CelcomDigi Bhd
Outperform. Target price: RM5.97
CELCOM’S
Q1'24 core net profit of RM534 million (+97% YoY) tracked expectations – coming in at 26% of our full-year forecast and the consensus estimate. CDB declared Q1'24 DPS of 3.5 sen (Q1’23: 3.2 sen), which was within our expectations.
Non-core exceptional items include chunky integration costs of RM156m (Q1’23: RM16 million). This was largely attributed to a one-off severance package amounting to RM139 million for CDB’s voluntary separation scheme (VSS) completed in Q1'24.
Softer mobile service revenues. Lower service revenue (-1.1% YoY) in Q1'24 fell short of CDB’s guidance of low-single-digit growth. This mainly emanates from: (i) lower interconnect rates (effective: Mar 2023), (ii) reduced bulk messaging traffic, and (iii) overall softer mobile usage. As such, this more than offset improved segmental revenues from: (i) home and fibrr: on the back of an enlarged subscriber base (net adds: 38k), and (ii) wholesale: due to higher traffic demand.

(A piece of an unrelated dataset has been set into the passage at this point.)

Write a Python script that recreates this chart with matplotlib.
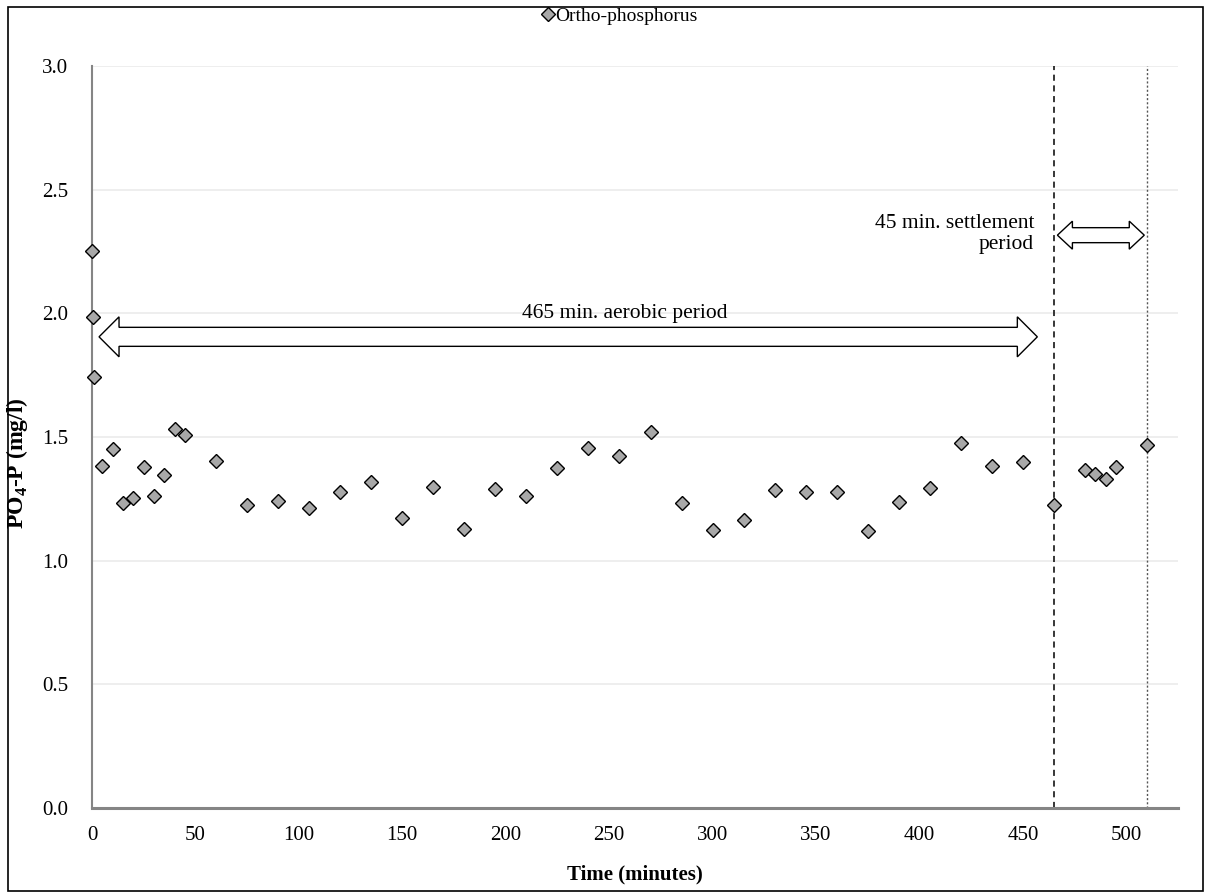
import matplotlib
matplotlib.use("Agg")
import matplotlib.pyplot as plt
from matplotlib.patches import Polygon, Rectangle
from matplotlib.transforms import IdentityTransform

# -----------------------------
# Dane
# -----------------------------
time_min = [0, 0.5, 1, 5, 10, 15, 20, 25, 30, 35, 40, 45, 60, 75, 90, 105, 120,
            135, 150, 165, 180, 195, 210, 225, 240, 255, 270, 285, 300, 315,
            330, 345, 360, 375, 390, 405, 420, 435, 450, 465, 480, 485, 490,
            495, 510]
ortho_p = [2.253, 1.986, 1.743, 1.382, 1.451, 1.233, 1.254, 1.377, 1.261, 1.345,
           1.533, 1.510, 1.404, 1.227, 1.241, 1.213, 1.279, 1.319, 1.172, 1.299,
           1.128, 1.288, 1.262, 1.373, 1.454, 1.424, 1.521, 1.234, 1.122, 1.165,
           1.287, 1.277, 1.276, 1.120, 1.238, 1.293, 1.475, 1.382, 1.397, 1.226,
           1.365, 1.350, 1.331, 1.378, 1.467]

aerobic_end = 465      # koniec fazy tlenowej
settle_end = 510       # koniec sedymentacji
aerobic_arrow = (3.4, 457, 1.905)
settle_arrow = (466.7, 508.7, 2.316)

x_ticks = [0, 50, 100, 150, 200, 250, 300, 350, 400, 450, 500]
y_ticks = [0.0, 0.5, 1.0, 1.5, 2.0, 2.5, 3.0]

plt.rcParams['font.family'] = ['Liberation Serif', 'DejaVu Serif']


def block_arrow(ax, x0, x1, y, shaft_px, head_px, head_len_px):
    (px0, py), (px1, _) = ax.transData.transform([(x0, y), (x1, y)])
    hs, hh, hl = shaft_px / 2, head_px / 2, head_len_px
    verts = [(px0, py), (px0 + hl, py + hh), (px0 + hl, py + hs),
             (px1 - hl, py + hs), (px1 - hl, py + hh), (px1, py),
             (px1 - hl, py - hh), (px1 - hl, py - hs), (px0 + hl, py - hs),
             (px0 + hl, py - hh)]
    ax.add_patch(Polygon(verts, closed=True, transform=IdentityTransform(),
                         facecolor='white', edgecolor='black', lw=1.0,
                         zorder=4))


# -----------------------------
# Rysowanie wykresu
# -----------------------------
fig = plt.figure(figsize=(12.05, 8.94), dpi=100)
ax = fig.add_axes([92 / 1205, 1 - 808 / 894, (1178 - 92) / 1205, (808 - 66) / 894])

ax.set_xlim(0, 525)
ax.set_ylim(0, 3.0)
ax.set_xticks(x_ticks)
ax.set_yticks(y_ticks)
ax.set_yticklabels([f"{v:.1f}" for v in y_ticks])
ax.tick_params(axis='both', length=0, labelsize=15)
ax.tick_params(axis='x', pad=13)
ax.tick_params(axis='y', pad=17)

for s in ['top', 'right']:
    ax.spines[s].set_visible(False)
ax.spines['left'].set_color('#858585')
ax.spines['left'].set_linewidth(1.5)
ax.spines['bottom'].set_color('#858585')
ax.spines['bottom'].set_linewidth(2.2)

for v in y_ticks[1:]:
    ax.axhline(v, color='#ebebeb', lw=1.2, zorder=0)

ax.axvline(aerobic_end, color='black', lw=1.1, ls=(0, (4, 3)), zorder=2)
ax.axvline(settle_end, color='#555555', lw=1.0, ls=(0, (1.5, 1.5)), zorder=2)

ax.plot(time_min, ortho_p, ls='none', marker='D', markersize=7,
        markerfacecolor='#a8a8a8', markeredgecolor='black',
        markeredgewidth=1.0, label='Ortho-phosphorus', zorder=5, clip_on=False)

block_arrow(ax, aerobic_arrow[0], aerobic_arrow[1], aerobic_arrow[2], 19, 40, 20)
block_arrow(ax, settle_arrow[0], settle_arrow[1], settle_arrow[2], 15, 28, 15)

ax.text(257.5, 2.0, "465 min. aerobic period", ha='center', va='center',
        fontsize=15.5)
ax.text(455.5, 2.32, "45 min. settlement\nperiod", ha='right', va='center',
        multialignment='right', fontsize=15.5, linespacing=1.12)

ax.set_xlabel("Time (minutes)", fontsize=15, fontweight='bold', labelpad=14)
ax.set_ylabel("PO$_\\mathregular{4}$-P (mg/l)", fontsize=17, fontweight='bold')
ax.yaxis.set_label_coords(-0.057, 0.465)

fig.legend(loc='center', bbox_to_anchor=(620 / 1205, 1 - 16 / 894),
           frameon=False, fontsize=14, handlelength=0.6, handletextpad=0.1,
           markerscale=0.95)

fig.patches.append(Rectangle((8 / 1205, 1 - 891 / 894), 1195 / 1205, 884 / 894,
                             transform=fig.transFigure, fill=False,
                             edgecolor='black', lw=1.2))

fig.savefig("out.png", dpi=100)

Bigger is indeed better. In spite of topline weakness, EBITDA inched up 1.3% YoY given improved economies of scale as merger synergies progressively unfold. On the back of this, and coupled with lower depreciation and taxes, Q1'24 core profit almost doubled YoY.
The reduction in depreciation charges was attributed to the revision in asset useful life since 2023 after the merger. Hence, the majority of the impacted assets were fully depreciated in Q1'24. Correspondingly, this was reflected in lower accelerated depreciation charges of RM30 million in Q1'24 which has significantly tapered off post-merger. Meanwhile, taxes were lower following the reversal of the over-recognition of tax provisions in prior periods.
We raise our TP by 2% to RM5.97 (from RM5.83) as we roll forward our valuation base year. Maintain OUTPERFORM.